Why a Stronger Dollar Can Weigh on U.S. Stocks

  1. Export Competitiveness
    A stronger dollar makes American goods and services more expensive for foreign buyers. This can dampen demand for exports, negatively impacting companies with significant international exposure—especially multinational firms within the S&P 500.
  2. Earnings Translation
    When companies earn revenue in foreign currencies, a strong dollar reduces the value of those earnings once they are converted back to dollars. This can result in lower reported profits, particularly for companies that generate a large share of their revenue overseas.
  3. Global Investor Behavior
    In many cases, a rising dollar reflects a broader shift toward risk aversion. Investors seeking safety may sell off equities in favor of cash, bonds, or dollar-denominated assets, which adds downward pressure to the stock market.

Why Stocks Don’t Always Fall with a Strong Dollar

It’s important to note that this inverse relationship isn’t absolute. For example, if the dollar is strengthening due to strong economic growth in the United States—rather than fear or uncertainty—stocks may rise alongside the currency. In such scenarios, rising corporate earnings and improved investor confidence can outweigh the negative effects of a stronger dollar.

Additionally, companies that rely more on domestic revenue, such as small-cap firms, are less sensitive to currency fluctuations and may perform well even when the dollar rises.

The Role of Geopolitical Conflict: The Case of Israel and Iran

The recent tensions between Israel and Iran illustrate how geopolitical instability can impact both currency and equity markets in nuanced ways.

Safe-Haven Flows Boost the Dollar

When conflict arises, especially in geopolitically sensitive regions like the Middle East, investors around the world typically seek safety. The U.S. dollar, along with U.S. Treasuries and gold, is one of the primary destinations for these safe-haven flows. As demand for the dollar increases, its value tends to rise against other currencies.

Equity Markets React to Uncertainty and Rising Oil Prices

Geopolitical conflicts often introduce a high level of uncertainty, leading to increased market volatility. In particular, tensions involving oil-producing nations can lead to sharp increases in crude oil prices. Higher oil prices contribute to inflationary pressures, which can reduce consumer spending and squeeze corporate profit margins—both of which are negative for stocks.

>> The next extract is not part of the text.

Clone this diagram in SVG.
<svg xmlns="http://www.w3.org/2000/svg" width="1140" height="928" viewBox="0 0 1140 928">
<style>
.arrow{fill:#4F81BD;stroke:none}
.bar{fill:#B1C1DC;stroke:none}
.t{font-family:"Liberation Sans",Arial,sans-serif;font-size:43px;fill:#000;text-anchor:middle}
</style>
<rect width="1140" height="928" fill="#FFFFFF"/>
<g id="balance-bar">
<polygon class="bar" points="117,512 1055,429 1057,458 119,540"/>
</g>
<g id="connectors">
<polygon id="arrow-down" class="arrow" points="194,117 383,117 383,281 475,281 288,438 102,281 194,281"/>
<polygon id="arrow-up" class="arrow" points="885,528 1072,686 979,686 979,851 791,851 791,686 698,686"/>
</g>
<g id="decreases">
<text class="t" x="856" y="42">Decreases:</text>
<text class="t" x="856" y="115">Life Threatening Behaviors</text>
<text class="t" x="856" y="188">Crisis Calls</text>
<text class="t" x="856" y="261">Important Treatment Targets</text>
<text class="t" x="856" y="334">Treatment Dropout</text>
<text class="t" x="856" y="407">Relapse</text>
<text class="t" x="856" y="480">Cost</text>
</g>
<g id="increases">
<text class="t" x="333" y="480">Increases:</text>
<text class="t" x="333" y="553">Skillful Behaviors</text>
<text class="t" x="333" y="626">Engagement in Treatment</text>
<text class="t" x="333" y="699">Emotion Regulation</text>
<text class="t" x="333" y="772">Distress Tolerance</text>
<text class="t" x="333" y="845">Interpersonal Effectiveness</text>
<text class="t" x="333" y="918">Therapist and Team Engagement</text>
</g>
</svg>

Additionally, inflation concerns can alter expectations about the Federal Reserve’s monetary policy. If rising oil prices are seen as reigniting inflation, the Fed may delay planned interest rate cuts or even consider further tightening. Higher interest rates increase borrowing costs and can reduce the present value of future corporate earnings, leading to lower equity valuations.

The Broader Market Impact

The combination of a stronger dollar, heightened geopolitical risk, and potential inflation from rising energy prices creates a complex environment for investors. Typically, the initial reaction includes a flight to safety, causing the dollar to appreciate and stock indices to decline. However, the longer-term impact depends on how the conflict evolves, how much it disrupts global trade and oil supply, and how monetary authorities respond.

Key Sectors to Watch

  • Energy: Higher oil prices often benefit energy companies, especially those involved in oil production and exploration.
  • Defense: Defense contractors may see increased demand amid rising global military tensions.
  • Utilities and Consumer Staples: These sectors often outperform during periods of uncertainty due to their stable cash flows and lower sensitivity to economic cycles.
  • Technology and Consumer Discretionary: These sectors tend to be more vulnerable to higher interest rates and declining consumer sentiment.

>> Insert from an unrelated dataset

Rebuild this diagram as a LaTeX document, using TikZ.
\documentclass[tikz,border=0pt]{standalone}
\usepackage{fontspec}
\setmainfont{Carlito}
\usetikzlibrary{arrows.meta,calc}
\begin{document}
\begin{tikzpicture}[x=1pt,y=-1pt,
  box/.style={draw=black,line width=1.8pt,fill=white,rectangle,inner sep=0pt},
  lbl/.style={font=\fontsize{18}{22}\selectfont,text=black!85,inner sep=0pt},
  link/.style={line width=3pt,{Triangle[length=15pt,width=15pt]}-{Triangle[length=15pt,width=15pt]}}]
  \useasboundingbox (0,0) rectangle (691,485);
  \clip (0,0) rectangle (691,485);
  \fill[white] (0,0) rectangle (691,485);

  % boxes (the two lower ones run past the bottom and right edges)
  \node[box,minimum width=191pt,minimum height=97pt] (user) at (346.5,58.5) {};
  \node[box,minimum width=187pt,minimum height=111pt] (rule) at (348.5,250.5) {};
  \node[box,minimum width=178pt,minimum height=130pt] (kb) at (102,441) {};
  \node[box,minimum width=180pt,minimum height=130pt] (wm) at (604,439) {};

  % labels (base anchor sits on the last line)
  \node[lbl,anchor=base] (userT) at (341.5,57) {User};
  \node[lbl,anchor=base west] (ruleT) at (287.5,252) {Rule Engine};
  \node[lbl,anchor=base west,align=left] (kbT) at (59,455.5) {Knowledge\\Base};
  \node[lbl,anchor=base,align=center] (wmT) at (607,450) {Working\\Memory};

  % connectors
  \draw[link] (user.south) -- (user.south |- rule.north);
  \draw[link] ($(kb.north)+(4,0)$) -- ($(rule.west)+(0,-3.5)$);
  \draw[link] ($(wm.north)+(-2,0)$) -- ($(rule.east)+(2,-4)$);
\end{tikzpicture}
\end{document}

While there is often an inverse relationship between the strength of the U.S. dollar and the performance of U.S. stock indices, the correlation is not absolute. The context behind the currency movement matters greatly. In times of geopolitical crisis, such as a potential escalation between Israel and Iran, markets tend to exhibit a flight to safety that boosts the dollar and depresses stocks. However, the extent and duration of these movements depend on a wide array of variables, including energy prices, central bank policies, and global economic conditions.

Understanding these dynamics allows investors to better navigate volatility and make informed decisions during periods of market stress.